Tubman development property rezoned
The Chattanooga-Hamilton County Regional Planning Commission voted unanimously Monday to approve the city’s request to rezone the former Harriet Tubman public housing site for light industrial use, but a portion of the property along Roanoke Avenue was reserved for residential use.
The planning commission staff recommended the city reserve property along Roanoke Avenue and Southern Street for residential use. The rest of the property could be zoned for light industrial use, with many restrictions, such as poultry processing, a staff member told the planning commission. The surrounding area is single-family residential and the city’s request is “not compatible with adjacent development forms,” staff said.
Cherita Allen, deputy administrator for economic development with the city, said businesses have been interested in the site but won’t move on purchasing it until the rezoning is complete. The city did not want any of the site to be reserved as residential, she said, because an exclusive M1 zoning would allow businesses more flexibility.
Charles Wood, vice president of economic development at the Chattanooga Area Chamber of Commerce, spoke in support of the city’s request for rezoning the residential site as M1. The data says the neighborhood needs jobs, he said.
The unemployment rate within a mile of the site is 10 percent, and the median household income is $23,000 a year. A third of residents don’t have access to a car.
“We have to bring jobs to the neighborhood,” Wood told commissioners.
Before the planning commission vote, several residents asked the commissioners to deny the city’s request.
Nicole Lewis, an Avondale resident and community relations manager at the Glass House Collective, said the city
is turning its back on the “Chattanooga Way.”
The city launched an Area 3 community planning process earlier this year that asked residents and shareholders to envision the future of East Chattanooga, including the Tubman site. Lewis said any decision about the Tubman site should be postponed until that process, which the city has delayed, is complete.
“We [Chattanoogans] are proud of the tradition of hearing voices,” she said. “Why would we abandon that concept now?”
“People have sacrificed time because they thought they were part of a vision,” Lewis told the commissioners. “We need to be ready to invest in their vision. This community has been marginalized for decades, and we deserve better.”
Jonah Williams, a Glass Farms resident who lives near the Tubman site, said he wants his area of town to benefit from mixed-use development just like the Southside and the North Shore have.
“There’s no way in hell a proposal of this type would ever make it to this point in the more affluent neighborhoods throughout town like St. Elmo, North Shore, Highland Park,” Williams told the commission. “I sincerely pray that enough of you will step back and really take a hard look at the negative impact an M1 designation will have. … Not only will it hurt, but it will leave a long-standing scar as the revitalization of Chattanooga makes its way fully to the final frontier of East Chattanooga.”
The city of Chattanooga bought the Tubman site in 2014. At the time, the Chattanooga Housing Authority was considering selling the site to an out-of-town owner that planned to keep the deteriorating public housing site open.

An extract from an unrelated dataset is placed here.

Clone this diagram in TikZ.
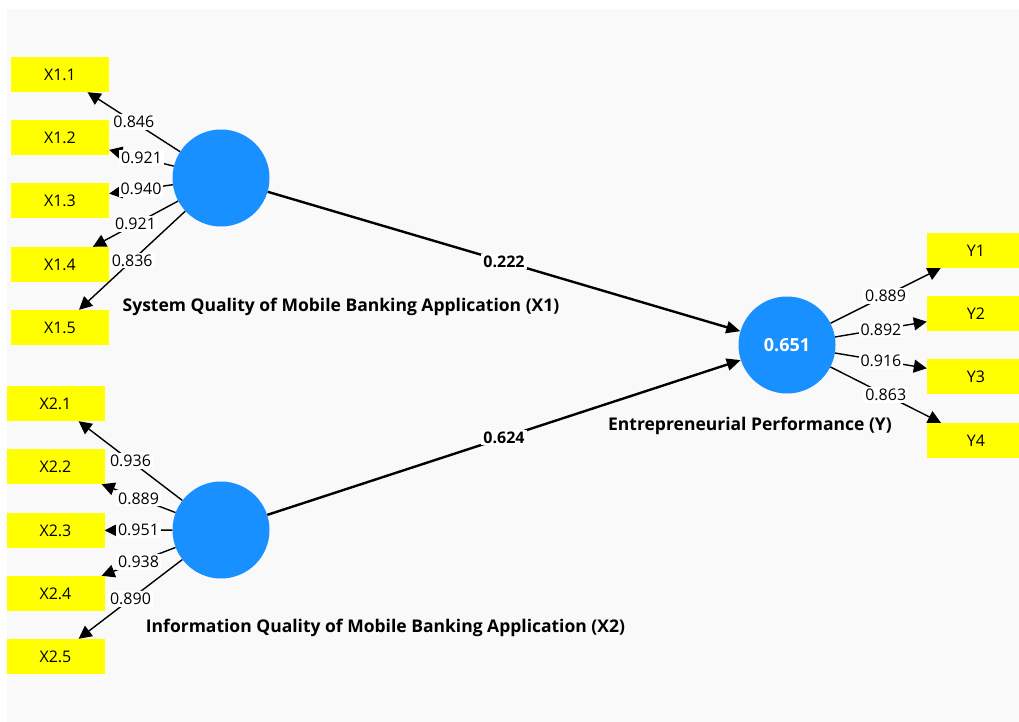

The Avondale Neighborhood Association, frustrated by crime, asked Mayor Andy Berke, who had made crime an administrative priority, to intervene.
Berke’s administration and James Moreland, then the head of the Avondale Neighborhood Association, have said the site was always intended to be used to recruit jobs to the neighborhood. However, documents show that the Chattanooga-Hamilton County Regional Planning Agency and the Chattanooga Department of Transportation created multiple concepts for the future of the Tubman site and shared those plans with neighborhood groups, hoping to get feedback. Each recommendation was for a mixed-use development. The only concept the planning agency and transportation department didn’t recommend, at the time, was a “conventional” M1 designation, which would limit the site to a single use.
Last week, several community leaders, including members of the Unity Group, gathered on the steps of City Hall to speak out against the city’s efforts to rezone the Tubman site. The city began telling neighborhood groups about its plan to push for rezoning two months ago after several years of relative silence about the future of the site.
Helen Burns Sharp, the founder of Accountability for Taxpayer Money and supporter of the Unity Group’s statement on Tubman, was one of the local residents who left the Hamilton County Courthouse disappointed Monday.
“The applicant is the city of Chattanooga. The staff at the RPA is the city of Chattanooga. One-half of the planning commissioners are appointed by the city of Chattanooga. One of the planning commissioners is the mayor’s deputy chief of staff who could have recused himself but did not,” Sharp said. “It felt like the decision was made before the hearing ever began.”